While there are jurisdiction-specific versions of Binance, like Binance.US, which operate independently from the main Binance platform, the main, largely unregulated version of Binance is the biggest by far. (Binance.US doesn’t even rank among the top 10 crypto exchanges by spot trading volume.)

Coinbase, Kraken, Binance.US and other jurisdiction-specific Binance platforms make routine accounting disclosures and face strict oversight from regulators. The main Binance platform, however, isn’t subject to the same regulatory scrutiny as its peers. As such, it can offer relatively low fees along with products that it would be unable to run in the U.S. and many other countries – like sophisticated derivative contracts and margin trading facilities that allow users to borrow money in order to make bigger, riskier bets.

As a consequence of Binance’s regulation dodging, though, the platform’s users need to trust Binance’s word on whether their money is where it purports to be.

Record withdrawals

Fears of a Binance insolvency reached a fever pitch over the weekend after a much-derided “proof-of-reserves” report from the exchange failed to convince onlookers that it was fully collateralizing assets behind the scenes.

Widespread skepticism towards the report – which users criticized for its lack of thoroughness and selective disclosures – sparked record outflows from Binance, with investors pulling nearly a billion dollars from the exchange in a period of just 24 hours over the weekend.

Money continued to pour out of the exchange on Monday after a report from Reuters detailed a U.S. Department of Justice investigation into Binance – one of several ongoing probes into the firm from global law enforcement agencies. According to Reuters, federal prosecutors are weighing whether to charge Binance executives, including CZ, with money-laundering violations.

News of Binance’s legal troubles opened the floodgates even wider; users were soon criticizing Binance for everything from its ability to change the ledger of its “decentralized” BNB blockchain, to the solvency of “bridged” versions of BUSD, Binance’s stablecoin.

“Binance FUD” (meaning fear, uncertainty and doubt) briefly trended on Twitter.

The USDC pause

On Monday, Binance saw another $2 billion in net withdrawals from its platform – the largest withdrawal event for the exchange since this past June, according to crypto analytics firm Nansen.

The outflows were large enough to force Binance to temporarily pause withdrawals of USDC, the second-largest stablecoin – a vital instrument in crypto financial markets that stays “pegged” to the price of one dollar.

Binance said it needed to pause USDC withdrawals in order to facilitate a “token swap” of USDC stablecoins for its own BUSD stablecoins – a sort of practical measure necessary to loosen up liquidity for further withdrawals.

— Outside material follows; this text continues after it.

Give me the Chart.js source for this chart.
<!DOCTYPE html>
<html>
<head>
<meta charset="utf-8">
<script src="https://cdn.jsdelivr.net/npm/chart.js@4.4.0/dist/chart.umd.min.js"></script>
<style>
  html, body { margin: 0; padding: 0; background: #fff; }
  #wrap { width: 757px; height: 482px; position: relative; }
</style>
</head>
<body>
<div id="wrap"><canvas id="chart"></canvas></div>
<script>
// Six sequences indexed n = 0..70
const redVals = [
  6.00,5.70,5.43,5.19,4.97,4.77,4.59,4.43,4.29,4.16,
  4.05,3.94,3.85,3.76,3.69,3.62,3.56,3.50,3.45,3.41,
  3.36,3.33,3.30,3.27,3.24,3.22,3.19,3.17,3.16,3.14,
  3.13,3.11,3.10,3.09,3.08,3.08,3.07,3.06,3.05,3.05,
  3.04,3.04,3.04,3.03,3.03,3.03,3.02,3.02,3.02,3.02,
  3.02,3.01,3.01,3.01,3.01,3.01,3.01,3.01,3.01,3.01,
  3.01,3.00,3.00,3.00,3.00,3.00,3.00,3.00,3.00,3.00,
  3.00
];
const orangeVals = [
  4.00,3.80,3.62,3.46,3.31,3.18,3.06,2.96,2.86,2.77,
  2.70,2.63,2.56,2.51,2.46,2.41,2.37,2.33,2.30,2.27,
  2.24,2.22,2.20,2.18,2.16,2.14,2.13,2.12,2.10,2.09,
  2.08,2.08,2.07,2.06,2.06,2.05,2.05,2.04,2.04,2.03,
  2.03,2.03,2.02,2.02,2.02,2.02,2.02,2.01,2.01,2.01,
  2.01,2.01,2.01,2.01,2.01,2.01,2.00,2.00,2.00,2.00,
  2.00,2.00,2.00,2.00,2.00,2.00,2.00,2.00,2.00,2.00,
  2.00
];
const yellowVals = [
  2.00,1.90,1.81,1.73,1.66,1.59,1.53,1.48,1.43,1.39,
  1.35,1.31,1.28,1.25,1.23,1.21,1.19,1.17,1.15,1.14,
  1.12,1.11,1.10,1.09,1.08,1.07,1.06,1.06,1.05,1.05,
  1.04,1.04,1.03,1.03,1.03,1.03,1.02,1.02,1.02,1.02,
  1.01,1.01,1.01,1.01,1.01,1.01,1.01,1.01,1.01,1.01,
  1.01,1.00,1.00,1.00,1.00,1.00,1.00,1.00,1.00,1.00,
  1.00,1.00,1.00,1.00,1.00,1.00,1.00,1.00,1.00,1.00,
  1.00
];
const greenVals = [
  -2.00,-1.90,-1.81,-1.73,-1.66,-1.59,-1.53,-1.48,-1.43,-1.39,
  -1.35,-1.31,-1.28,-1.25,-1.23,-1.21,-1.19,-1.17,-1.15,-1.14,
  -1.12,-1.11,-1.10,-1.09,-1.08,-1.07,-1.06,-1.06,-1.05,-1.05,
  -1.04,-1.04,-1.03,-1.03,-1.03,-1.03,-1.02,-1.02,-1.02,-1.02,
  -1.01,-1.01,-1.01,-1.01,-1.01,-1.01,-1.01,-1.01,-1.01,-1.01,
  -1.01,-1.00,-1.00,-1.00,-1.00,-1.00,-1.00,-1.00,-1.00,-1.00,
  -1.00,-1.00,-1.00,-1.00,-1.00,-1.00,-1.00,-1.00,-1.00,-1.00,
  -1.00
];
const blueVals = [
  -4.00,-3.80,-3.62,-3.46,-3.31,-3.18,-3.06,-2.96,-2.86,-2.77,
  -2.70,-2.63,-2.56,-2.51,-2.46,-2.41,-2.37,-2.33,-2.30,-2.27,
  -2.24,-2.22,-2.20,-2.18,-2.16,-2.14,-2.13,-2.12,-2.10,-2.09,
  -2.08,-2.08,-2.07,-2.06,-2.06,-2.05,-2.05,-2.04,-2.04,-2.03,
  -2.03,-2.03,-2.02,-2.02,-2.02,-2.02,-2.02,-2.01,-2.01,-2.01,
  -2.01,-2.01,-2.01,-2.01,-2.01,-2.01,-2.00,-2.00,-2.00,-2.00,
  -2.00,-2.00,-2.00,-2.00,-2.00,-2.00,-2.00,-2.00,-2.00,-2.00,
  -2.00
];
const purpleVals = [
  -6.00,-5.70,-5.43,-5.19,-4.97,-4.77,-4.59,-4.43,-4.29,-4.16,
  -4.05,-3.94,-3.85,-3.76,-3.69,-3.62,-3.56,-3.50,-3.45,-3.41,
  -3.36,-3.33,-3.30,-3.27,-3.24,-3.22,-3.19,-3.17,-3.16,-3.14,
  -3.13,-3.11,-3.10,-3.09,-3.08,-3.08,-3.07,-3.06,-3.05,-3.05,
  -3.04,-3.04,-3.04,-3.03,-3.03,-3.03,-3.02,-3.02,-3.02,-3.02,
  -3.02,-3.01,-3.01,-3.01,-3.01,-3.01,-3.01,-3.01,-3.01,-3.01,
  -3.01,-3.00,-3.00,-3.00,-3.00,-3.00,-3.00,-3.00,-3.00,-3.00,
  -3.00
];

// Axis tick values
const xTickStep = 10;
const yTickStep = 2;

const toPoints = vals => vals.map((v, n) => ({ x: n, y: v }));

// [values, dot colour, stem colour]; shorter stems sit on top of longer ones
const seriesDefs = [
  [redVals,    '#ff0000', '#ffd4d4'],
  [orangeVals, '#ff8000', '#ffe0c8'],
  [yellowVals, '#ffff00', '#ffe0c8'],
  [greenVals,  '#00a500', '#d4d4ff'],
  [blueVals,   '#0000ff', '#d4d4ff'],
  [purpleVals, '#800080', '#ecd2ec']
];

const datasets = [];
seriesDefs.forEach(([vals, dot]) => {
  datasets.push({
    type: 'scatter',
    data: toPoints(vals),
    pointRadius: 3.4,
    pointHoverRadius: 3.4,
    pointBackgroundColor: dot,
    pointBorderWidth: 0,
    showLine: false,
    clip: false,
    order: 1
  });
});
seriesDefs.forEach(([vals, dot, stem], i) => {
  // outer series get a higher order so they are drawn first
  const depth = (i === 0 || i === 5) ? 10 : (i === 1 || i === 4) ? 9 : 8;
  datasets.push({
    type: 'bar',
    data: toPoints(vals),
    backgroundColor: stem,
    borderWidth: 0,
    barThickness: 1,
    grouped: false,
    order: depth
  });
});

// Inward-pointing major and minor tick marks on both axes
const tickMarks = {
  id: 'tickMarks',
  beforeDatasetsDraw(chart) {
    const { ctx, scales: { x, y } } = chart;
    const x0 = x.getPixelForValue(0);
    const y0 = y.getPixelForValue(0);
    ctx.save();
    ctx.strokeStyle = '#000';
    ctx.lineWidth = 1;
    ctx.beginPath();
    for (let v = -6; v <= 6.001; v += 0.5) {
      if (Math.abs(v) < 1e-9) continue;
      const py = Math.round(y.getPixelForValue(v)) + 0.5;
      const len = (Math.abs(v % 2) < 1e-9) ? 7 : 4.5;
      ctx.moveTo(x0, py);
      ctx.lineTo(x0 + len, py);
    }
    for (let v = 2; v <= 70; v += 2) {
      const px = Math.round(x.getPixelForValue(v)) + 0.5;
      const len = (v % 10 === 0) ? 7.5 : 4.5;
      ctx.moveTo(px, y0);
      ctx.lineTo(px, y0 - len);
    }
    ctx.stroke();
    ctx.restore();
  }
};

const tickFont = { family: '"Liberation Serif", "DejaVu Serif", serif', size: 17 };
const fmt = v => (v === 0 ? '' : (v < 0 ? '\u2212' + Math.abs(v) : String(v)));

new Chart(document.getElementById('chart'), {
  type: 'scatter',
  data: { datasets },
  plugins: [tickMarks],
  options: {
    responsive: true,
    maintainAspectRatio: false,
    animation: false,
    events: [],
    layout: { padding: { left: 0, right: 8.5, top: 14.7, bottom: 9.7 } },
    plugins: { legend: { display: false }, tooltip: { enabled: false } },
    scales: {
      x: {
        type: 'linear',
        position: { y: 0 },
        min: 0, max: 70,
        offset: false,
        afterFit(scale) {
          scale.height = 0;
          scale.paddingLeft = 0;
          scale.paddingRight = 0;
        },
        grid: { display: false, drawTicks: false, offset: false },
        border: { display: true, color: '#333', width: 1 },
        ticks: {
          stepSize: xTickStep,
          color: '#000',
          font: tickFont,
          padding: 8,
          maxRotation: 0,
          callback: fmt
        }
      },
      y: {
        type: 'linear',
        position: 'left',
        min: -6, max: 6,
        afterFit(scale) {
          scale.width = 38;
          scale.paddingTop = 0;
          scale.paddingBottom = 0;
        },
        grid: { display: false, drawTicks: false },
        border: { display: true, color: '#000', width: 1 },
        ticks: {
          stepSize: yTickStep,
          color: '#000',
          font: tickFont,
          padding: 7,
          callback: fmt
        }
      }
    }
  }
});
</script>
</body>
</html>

However, the move sparked worrying headlines, including one from CNBC, reflecting that some users saw the pause as yet another signal that Binance might not be fully collateralizing user assets behind the scenes. (Notably, pausing stablecoin withdrawals was one of the last actions FTX took before filing for bankruptcy.)

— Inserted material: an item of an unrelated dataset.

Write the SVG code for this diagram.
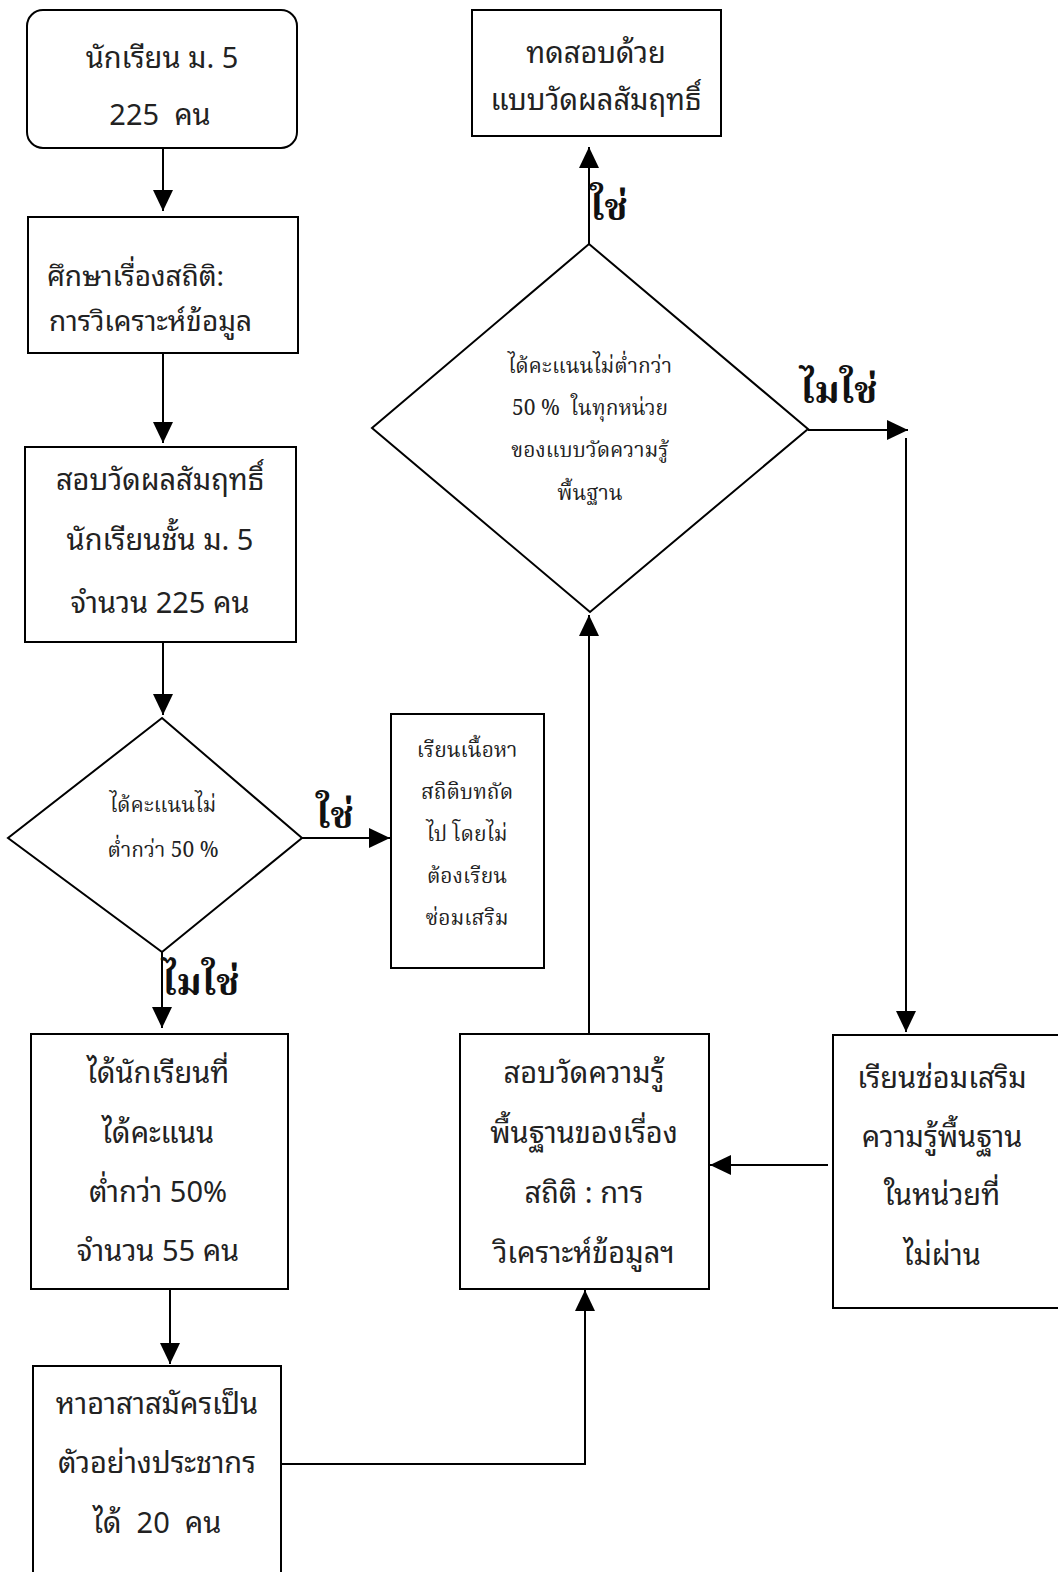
<svg xmlns="http://www.w3.org/2000/svg" width="1058" height="1572" viewBox="0 0 1058 1572">
<defs>
<marker id="ah" markerUnits="userSpaceOnUse" markerWidth="22" markerHeight="22" refX="21" refY="10" orient="auto" viewBox="0 0 22 20">
<path d="M0,0 L21,10 L0,20 z" fill="#000"/>
</marker>
<style>
.bx{fill:#fff;stroke:#000;stroke-width:2}
.ln{fill:none;stroke:#000;stroke-width:2}
.t{font-family:"Noto Sans Thai Looped","Noto Sans Thai","Loma","Garuda","Liberation Sans",sans-serif;font-size:29px;fill:#222;text-anchor:middle;white-space:pre}
.s{font-family:"Noto Serif Thai","Norasi","Kinnari","Liberation Serif",serif;font-size:21px;fill:#222;text-anchor:middle;white-space:pre}
.lb{font-family:"Noto Serif Thai","Norasi","Kinnari","Liberation Serif",serif;font-size:38px;font-weight:bold;fill:#111}
</style>
</defs>
<rect width="1058" height="1572" fill="#fff"/>
<g id="connectors">
<line class="ln" x1="163" y1="148" x2="163" y2="211" marker-end="url(#ah)"/>
<line class="ln" x1="163" y1="354" x2="163" y2="443" marker-end="url(#ah)"/>
<line class="ln" x1="163" y1="643" x2="163" y2="715" marker-end="url(#ah)"/>
<line class="ln" x1="302" y1="838" x2="390" y2="838" marker-end="url(#ah)"/>
<line class="ln" x1="162" y1="952" x2="162" y2="1028" marker-end="url(#ah)"/>
<line class="ln" x1="170" y1="1290" x2="170" y2="1364" marker-end="url(#ah)"/>
<polyline class="ln" points="281,1464 585,1464 585,1290" marker-end="url(#ah)"/>
<line class="ln" x1="589" y1="1034" x2="589" y2="615" marker-end="url(#ah)"/>
<line class="ln" x1="589" y1="244" x2="589" y2="147" marker-end="url(#ah)"/>
<line class="ln" x1="808" y1="430" x2="908" y2="430" marker-end="url(#ah)"/>
<line class="ln" x1="906" y1="438" x2="906" y2="1032" marker-end="url(#ah)"/>
<line class="ln" x1="828" y1="1165" x2="710" y2="1165" marker-end="url(#ah)"/>
</g>
<g id="n1"><rect class="bx" x="27" y="10" width="270" height="138" rx="16"/>
<text class="t" x="162" y="68">นักเรียน ม. 5</text>
<text class="t" x="160" y="125">225  คน</text></g>
<g id="n2"><rect class="bx" x="28" y="217" width="270" height="136"/>
<text class="t" x="47" y="286" style="text-anchor:start;font-size:28px">ศึกษาเรื่องสถิติ:</text>
<text class="t" x="49" y="331" style="text-anchor:start;font-size:28px">การวิเคราะห์ข้อมูล</text></g>
<g id="n3"><rect class="bx" x="25" y="447" width="271" height="195"/>
<text class="t" x="160" y="490">สอบวัดผลสัมฤทธิ์</text>
<text class="t" x="160" y="550">นักเรียนชั้น ม. 5</text>
<text class="t" x="160" y="613">จำนวน 225 คน</text></g>
<g id="d1"><polygon class="bx" points="162,718 302,838 162,952 8,838"/>
<text class="s" x="163" y="812">ได้คะแนนไม่</text>
<text class="s" x="163" y="857">ต่ำกว่า 50 %</text></g>
<g id="n4"><rect class="bx" x="391" y="714" width="153" height="254"/>
<text class="s" x="467" y="757">เรียนเนื้อหา</text>
<text class="s" x="467" y="799">สถิติบทถัด</text>
<text class="s" x="467" y="841">ไป โดยไม่</text>
<text class="s" x="467" y="883">ต้องเรียน</text>
<text class="s" x="467" y="925">ซ่อมเสริม</text></g>
<g id="n5"><rect class="bx" x="31" y="1034" width="257" height="255"/>
<text class="t" x="158" y="1083">ได้นักเรียนที่</text>
<text class="t" x="158" y="1143">ได้คะแนน</text>
<text class="t" x="158" y="1202">ต่ำกว่า 50%</text>
<text class="t" x="158" y="1261">จำนวน 55 คน</text></g>
<g id="n6"><rect class="bx" x="33" y="1366" width="248" height="220"/>
<text class="t" x="157" y="1414">หาอาสาสมัครเป็น</text>
<text class="t" x="157" y="1473">ตัวอย่างประชากร</text>
<text class="t" x="157" y="1533">ได้  20  คน</text></g>
<g id="n7"><rect class="bx" x="460" y="1034" width="249" height="255"/>
<text class="t" x="584" y="1083">สอบวัดความรู้</text>
<text class="t" x="584" y="1143">พื้นฐานของเรื่อง</text>
<text class="t" x="584" y="1203">สถิติ : การ</text>
<text class="t" x="584" y="1263">วิเคราะห์ข้อมูลฯ</text></g>
<g id="n8"><rect class="bx" x="833" y="1035" width="240" height="273"/>
<text class="t" x="942" y="1088">เรียนซ่อมเสริม</text>
<text class="t" x="942" y="1147">ความรู้พื้นฐาน</text>
<text class="t" x="942" y="1205">ในหน่วยที่</text>
<text class="t" x="942" y="1265">ไม่ผ่าน</text></g>
<g id="d2"><polygon class="bx" points="589,244 808,429 590,612 372,428"/>
<text class="s" x="590" y="373">ได้คะแนนไม่ต่ำกว่า</text>
<text class="s" x="590" y="415">50 %  ในทุกหน่วย</text>
<text class="s" x="590" y="457">ของแบบวัดความรู้</text>
<text class="s" x="590" y="500">พื้นฐาน</text></g>
<g id="n9"><rect class="bx" x="472" y="10" width="249" height="126"/>
<text class="t" x="596" y="63">ทดสอบด้วย</text>
<text class="t" x="596" y="110">แบบวัดผลสัมฤทธิ์</text></g>
<g id="labels">
<text class="lb" x="316" y="828">ใช่</text>
<text class="lb" x="162" y="995">ไมใช่</text>
<text class="lb" x="590" y="220">ใช่</text>
<text class="lb" x="800" y="403">ไมใช่</text>
</g>
</svg>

Despite the uproar, Binance’s explanation for why it paused USDC withdrawals is plausible on its face. Moreover, Nansen’s accounting of Binance-linked blockchain wallets shows that the exchange has at least $60 billion in on-chain reserves – more than enough liquidity to handle customer withdrawal demands and vastly more than FTX had (as a percentage of overall user assets) when it collapsed.

But without a full accounting of Binance’s assets and liabilities, the exchange’s health is impossible to judge definitively.

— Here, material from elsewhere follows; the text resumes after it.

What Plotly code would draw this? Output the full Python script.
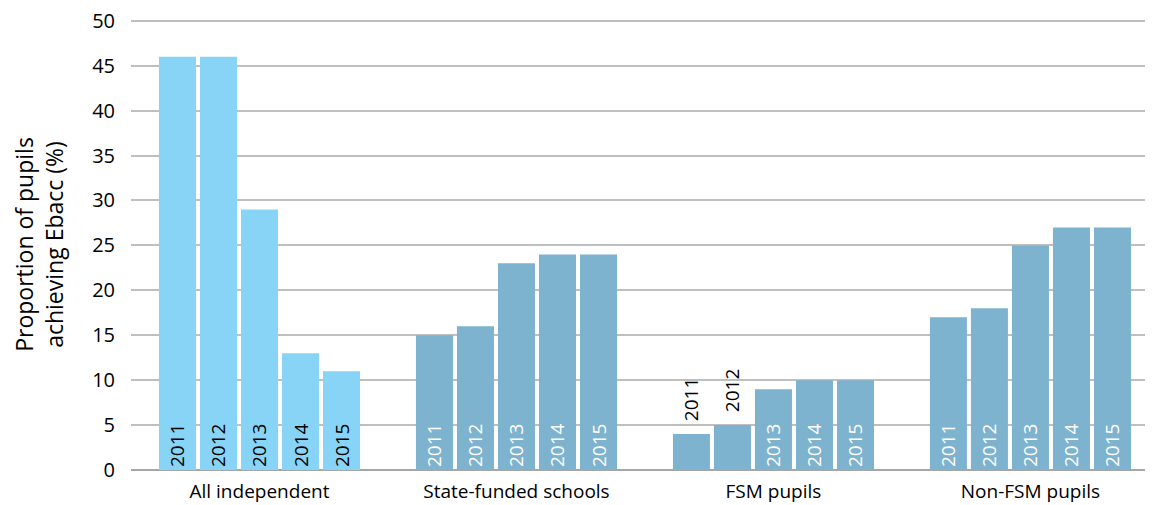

Why should Binance be trusted?

Despite Binance’s opaqueness, users continue to rely on the platform.

The largest crypto exchange offers users the ability to trade more kinds of tokens, with higher liquidity and lower fees, than virtually any other platform – centralized or decentralized. It also offers strategies that are inaccessible, in many jurisdictions, to anyone other than licensed investors.

But the fact that Binance is the only shop in town for certain trading activities isn’t the only reason why some investors continue to trust CZ with their money.

Wave Financial CEO David Siemer told CoinDesk that while he is wary of all centralized exchange platforms, he is relatively unconcerned that Binance will face FTX-type insolvency.

For one thing, says Siemer, Binance was founded in 2017 and simply has a longer track record than FTX, which was founded in 2019.

Siemer also noted that Binance has been relatively conservative in terms of the features it offers users – at least compared to FTX. “From a functionality standpoint,” said Siemer, “Binance rolls things out that are pretty tried and true.”

FTX, says Siemer, partially failed because it advertised a high-tech – but error-prone – cross-margining system. In essence, the system was supposed to allow a user to take multiple separate positions against a single pool of collateral; if one of a user’s bets went bust, the whole pool was subject to liquidation (meaning the FTX exchange would have automatically claimed the user’s collateral).

In Siemer’s experience, this system didn’t always work as advertised; users were sometimes able to make big bets that weren’t auto-liquidated when they should’ve been – meaning investors might have lost the exchange’s (and, it seems, other users’) money on bets that they should’ve lost.

Unlike FTX, Binance “[doesn’t] allow a lot of crazy, weird margining” features like cross-margining, said Siemer.

And then, says Siemer, there’s the fact that Binance “doesn’t have an Alameda.” Alameda Research was the SBF-linked trading firm that collapsed after it apparently invested (and lost) funds belonging to FTX users.

“Because [FTX] had Alameda,” said Siemer, “both sides were able to just kind of prop each other up for a long, long time.”

While it’s technically possible that Binance is using or loaning out user funds behind the scenes (the firm is apparently under investigation for money laundering), there’s no sister firm like Alameda to which Binance would have obviously funneled money.

The importance of PR

While one can find some differences between Binance and FTX, it’s impossible to know what’s really going on at Binance behind the scenes. CZ, for his part, seems acutely aware of the fact that his exchange will live or die based on the trust of its users.

Amid all the “FUD,” the Binance founder – at one point more of a behind-the-scenes operator – has become uncharacteristically active on social media in recent months as the market has soured and the FTX debacle has continued to unfold.

In between tweets defending Binance, CZ has also found time to joke around with his followers, and he recently retweeted a tweet from 2019 in which he explained that he was “a normal guy, nothing fancy” and aimed to “seek and provide positive energy.”

In this way, one finds a striking similarity between CZ and SBF, his one-time nemesis. Both founders realize that in a world of centralization and lax regulations – perception is everything.